Peau d’Âne, la fête est finie, de Marie Dilasser par Hélène Soulié au Théâtre Public de Montreuil

Dans la continuité de Blanche Neige, Histoire d’un prince, Marie Dilasser poursuit son travail d’écriture autour de la réinvention du conte qu’elle confronte aux problématiques contemporaines. Sa dernière pièce de théâtre jeune public Peau d’Âne, la fête est finie est construite en collaboration avec Hélène Soulié qui la met en scène au Théâtre Public de Montreuil. Un spectacle sur le fil du rasoir de la violence, porté par des comédiens mordants et une esthétique cinématographique.
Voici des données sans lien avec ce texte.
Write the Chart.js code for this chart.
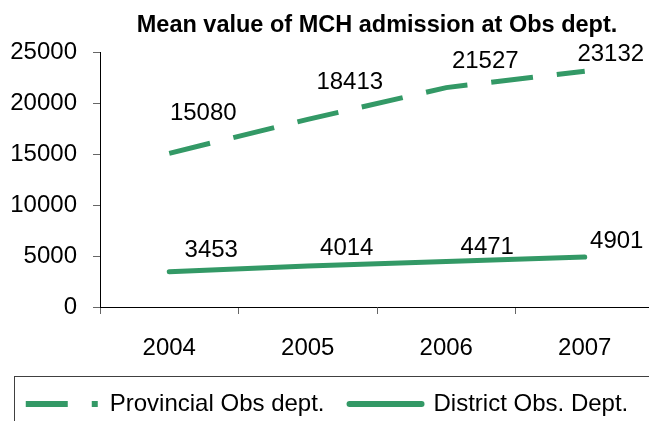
<!DOCTYPE html>
<html>
<head>
<meta charset="utf-8">
<script src="https://cdn.jsdelivr.net/npm/chart.js@4/dist/chart.umd.min.js"></script>
<style>
    html, body { margin: 0; padding: 0; background: #fff; overflow: hidden; }
    #wrap { width: 649px; height: 421px; overflow: hidden; }
</style>
</head>
<body>
<div id="wrap"><canvas id="chart" width="660" height="440"></canvas></div>
<script>
var years = ['2004', '2005', '2006', '2007'];
var provincial = [15080, 18413, 21527, 23132];
var district = [3453, 4014, 4471, 4901];
var yTicks = [0, 5000, 10000, 15000, 20000, 25000];

var green = '#339966';

// the excel labels were dragged by hand, so each one has its own nudge from its point
var labelNudge = [
    [[34, -40], [42, -37], [39, -26], [26, -17]],
    [[42, -21], [39, -18], [41, -14], [32, -16]]
];

var valueLabels = {
    id: 'valueLabels',
    afterDatasetsDraw: function(chart) {
        var ctx = chart.ctx;
        ctx.save();
        ctx.font = '24px "Liberation Sans"';
        ctx.fillStyle = '#000';
        ctx.textAlign = 'center';
        ctx.textBaseline = 'middle';
        chart.data.datasets.forEach(function(ds, i) {
            var meta = chart.getDatasetMeta(i);
            meta.data.forEach(function(pt, j) {
                var n = labelNudge[i][j];
                ctx.fillText(String(ds.data[j]), pt.x + n[0], pt.y + n[1]);
            });
        });
        ctx.restore();
    }
};

// frame round the legend
var legendFrame = {
    id: 'legendFrame',
    afterDraw: function(chart) {
        var lg = chart.legend;
        var ctx = chart.ctx;
        ctx.save();
        ctx.strokeStyle = '#404040';
        ctx.lineWidth = 1;
        ctx.strokeRect(14.5, Math.round(lg.top) + 9.5, 700, 100);
        ctx.restore();
    }
};

Chart.defaults.font.family = '"Liberation Sans", Arial, sans-serif';
Chart.defaults.color = '#000';

var context = document.getElementById('chart').getContext('2d');
new Chart(context, {
    type: 'line',
    data: {
        labels: years,
        datasets: [
            {
                label: 'Provincial Obs dept.',
                data: provincial,
                borderColor: green,
                backgroundColor: green,
                borderWidth: 5,
                borderDash: [42, 24],
                borderCapStyle: 'butt',
                pointRadius: 0,
                tension: 0
            },
            {
                label: 'District Obs. Dept.',
                data: district,
                borderColor: green,
                backgroundColor: green,
                borderWidth: 5,
                borderCapStyle: 'round',
                pointRadius: 0,
                tension: 0
            }
        ]
    },
    options: {
        responsive: false,
        animation: false,
        layout: { padding: { left: 0, right: 6, top: 0, bottom: 14 } },
        plugins: {
            title: {
                display: true,
                text: 'Mean value of MCH admission at Obs dept.',
                fullSize: false,
                color: '#000',
                font: { size: 23.5, weight: 'bold' },
                padding: { top: 11, bottom: 13 }
            },
            legend: {
                position: 'bottom',
                labels: {
                    usePointStyle: true,
                    pointStyle: 'line',
                    pointStyleWidth: 72,
                    boxHeight: 10,
                    padding: 25,
                    color: '#000',
                    font: { size: 24 },
                    // point style legend takes the point's style, so put the line's dash and cap back
                    generateLabels: function(chart) {
                        var items = Chart.defaults.plugins.legend.labels.generateLabels(chart);
                        items.forEach(function(item) {
                            var ds = chart.data.datasets[item.datasetIndex];
                            item.lineDash = ds.borderDash || [];
                            item.lineCap = ds.borderCapStyle;
                            item.lineWidth = 6;
                            item.strokeStyle = ds.borderColor;
                        });
                        return items;
                    }
                }
            },
            tooltip: { enabled: false }
        },
        scales: {
            x: {
                offset: true,
                grid: { offset: true, drawOnChartArea: false, drawTicks: true, tickLength: 7, color: '#666' },
                border: { color: '#000', width: 1 },
                ticks: { padding: 20, font: { size: 24 }, color: '#000', maxRotation: 0 },
                afterFit: function(scale) { scale.height = 60; }
            },
            y: {
                min: 0,
                max: 25000,
                afterBuildTicks: function(scale) {
                    scale.ticks = yTicks.map(function(v) { return { value: v }; });
                },
                grid: { drawOnChartArea: false, drawTicks: true, tickLength: 7, color: '#666' },
                border: { color: '#000', width: 1 },
                ticks: {
                    padding: 16,
                    font: { size: 24 },
                    color: '#000',
                    callback: function(value) { return String(value); }
                },
                afterFit: function(scale) { scale.width = 100; }
            }
        }
    },
    plugins: [valueLabels, legendFrame]
});
</script>
</body>
</html>
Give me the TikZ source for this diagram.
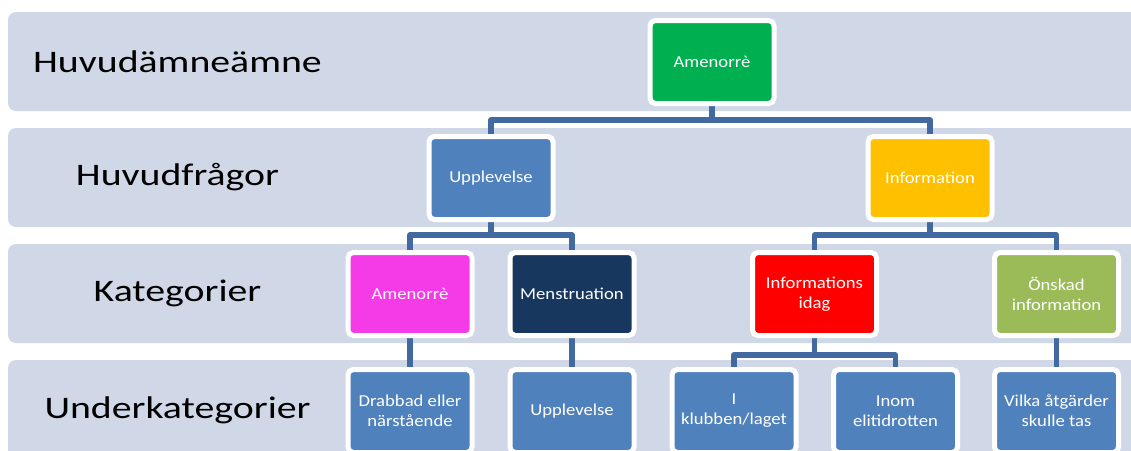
\documentclass[tikz,border=0pt]{standalone}
\usepackage{fontspec}
\setmainfont{Carlito}
\newfontfamily\boxfont{Carlito}[FakeStretch=1.12]
\newfontfamily\labfont{Carlito}[FakeStretch=1.27]
\usetikzlibrary{calc}
\pgfdeclarelayer{bands}
\pgfdeclarelayer{conns}
\pgfsetlayers{bands,conns,main}
\definecolor{bandc}{RGB}{208,216,232}
\definecolor{connc}{RGB}{66,106,160}
\definecolor{cgreen}{RGB}{0,176,80}
\definecolor{cyellow}{RGB}{255,192,0}
\definecolor{cblue}{RGB}{79,129,189}
\definecolor{cpink}{RGB}{245,58,232}
\definecolor{cnavy}{RGB}{23,55,94}
\definecolor{cred}{RGB}{255,0,0}
\definecolor{colive}{RGB}{155,187,89}
\tikzset{
  box/.style={draw=white, line width=3.75pt, rounded corners=4pt,
    minimum width=93pt, minimum height=62.25pt, inner sep=0pt,
    align=center, text=white, font=\boxfont\fontsize{12.5}{15}\selectfont},
  conn/.style={draw=connc, line width=4pt, line join=round},
  band/.style={fill=bandc, rounded corners=6pt},
  bandlabel/.style={font=\labfont\fontsize{23.5}{28}\selectfont, text=black}
}
\begin{document}
\begin{tikzpicture}[x=0.75pt,y=-0.75pt]
\clip (0,0) rectangle (1131,450);
\begin{pgfonlayer}{bands}
\fill[white] (0,0) rectangle (1131,450);
\fill[band] (8,12) rectangle (1145,111);
\fill[band] (8,128) rectangle (1145,227);
\fill[band] (8,244) rectangle (1145,343);
\fill[band] (8,360) rectangle (1145,470);
\end{pgfonlayer}
\node[bandlabel] (l1) at (177.5,61.5) {Huvudämneämne};
\node[bandlabel] (l2) at (177.5,177.5) {Huvudfrågor};
\node[bandlabel] (l3) at (177.5,293.5) {Kategorier};
\node[bandlabel] (l4) at (177.5,410) {Underkategorier};

\node[box, fill=cgreen] (amen) at (712,62) {Amenorrè};
\node[box, fill=cblue] (upp) at (491,178) {Upplevelse};
\node[box, fill=cyellow] (inf) at (930,178) {Information};
\node[box, fill=cpink] (kam) at (410,294) {Amenorrè};
\node[box, fill=cnavy] (men) at (572,294) {Menstruation};
\node[box, fill=cred] (infi) at (814.5,294) {Informations\\idag};
\node[box, fill=colive] (onsk) at (1056.5,294) {Önskad\\information};
\node[box, fill=cblue] (dr) at (410,411) {Drabbad eller\\närstående};
\node[box, fill=cblue] (upl) at (572,411) {Upplevelse};
\node[box, fill=cblue] (kl) at (734,411) {I\\klubben/laget};
\node[box, fill=cblue] (inom) at (895.5,411) {Inom\\elitidrotten};
\node[box, fill=cblue] (vilka) at (1056.5,411) {Vilka åtgärder\\skulle tas};

\coordinate (j1) at (712,120);
\coordinate (j2) at (491,235);
\coordinate (j3) at (930,235);
\coordinate (j4) at (814.5,355);
\begin{pgfonlayer}{conns}
\draw[conn] (amen) -- (j1);
\draw[conn] (upp.center) |- (j1) -| (inf.center);
\draw[conn] (upp) -- (j2);
\draw[conn] (kam.center) |- (j2) -| (men.center);
\draw[conn] (inf) -- (j3);
\draw[conn] (infi.center) |- (j3) -| (onsk.center);
\draw[conn] (kam) -- (dr);
\draw[conn] (men) -- (upl);
\draw[conn] (onsk) -- (vilka);
\draw[conn] (infi) -- (j4);
\draw[conn] (kl.center) |- (j4) -| (inom.center);
\end{pgfonlayer}
\end{tikzpicture}
\end{document}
Ce spectacle s’inscrit dans une époque empreinte du mouvement #metoo et d’une libération de la parole autour des violences et notamment celles perpétrées sur les enfants dans leur cercle familial. (Pour les moins sensibles, je vous renvoie au compte Instagram d’André Bescond). Ici Marie Dilasser mêle habilement l’univers des contes et de la fable à un point de vue moderne et tout en finesse. Les mots qui blessent et déchirent ne sont jamais prononcés ce qui rend l’horreur plus terrifiante et brouille les pistes du réel. Cette approche subtile montre comment surgissent l’interdit et l’irréparable au sein d’un quotidien normal en apparence. Une manière de mettre en avant le point de vue de l’enfant et sa perception de ce qui est interdit ou autorisé dans ses relations aux autres. Car dans ce spectacle comme souvent dans la réalité, ce sont les autres, l’extérieur qui réveillent les limites du consentement. 

Sous nos yeux l’intérieur d’une maison bourgeoise immaculée de blanc dans laquelle règne l’ordre et une propreté maladive. Pas de place pour la saleté dans ce cocon dans lequel semble régner la paix familiale. Ici la mère ne meurt pas. Elle prépare la recette de son fameux cake d’amour et quitte son mari avant la fin de la cuisson. Elle laisse son « coeur », sa fille, auprès de son père, cet être pilier censé protéger et veiller sur son enfant. Un père éditeur qui se transforme en Roi porc et dévore des yeux le corps de sa fille. Un père qui joue au jeu de se marier avec sa fille.

 « Un Papa – Le Roi Porc fait vibrer la chair soulève les tapis fait sortir les cadavres de tous les placards. Le Roi Porc donne une fougue une méchante envie de vivre un appétit colossal et contagieux. Le Roi Porc dévore la vie avec rage moi aussi je vais tout dévorer tes jambes ton ventre tes yeux tes reins ton foie ton cœur ! … C’est un jeu. Je joues. » – Peau d’Âne , la fête est finie – de Marie Dilasser aux Solitaires Intempestifs

Pour échapper à ce jeu dangereux, l’enfant décide de partir à la recherche de sa mère en compagnie de son acolyte Monique Bergamotte. Une peluche d’âne un peu punk qui pour l’occasion prend forme humaine. Surgit devant nous un personnage mi âne mi queer qui préfère être nommé Francis et se genrer au féminin. Embarqués dans une auto tamponneuse ils rencontreront la Moche qui dort dehors, figure moderne de la Belle au bois dormant qui protège la forêt des affres des hommes. Ensemble ils aideront l’enfant à sortir du silence et à révéler ses secrets dévorants pour que justice lui soit rendue.

Hélène Soulié créait un univers photographique très stylisé. Au sein de la maison, les gestes sont millimétrés et mécaniques, les objets bougent tout seul et la maison toute entière vit au rythme d’une cadence parfaitement orchestrée. Les comédiens créaient des personnages loufoques et charismatiques. Entre rêves et cauchemars, la vidéo apporte une part de troubles et de dissimulations. Les costumes construisent un univers décalé un peu freaky à la Tim Burton et n’enlèvent rien à l’enchantement.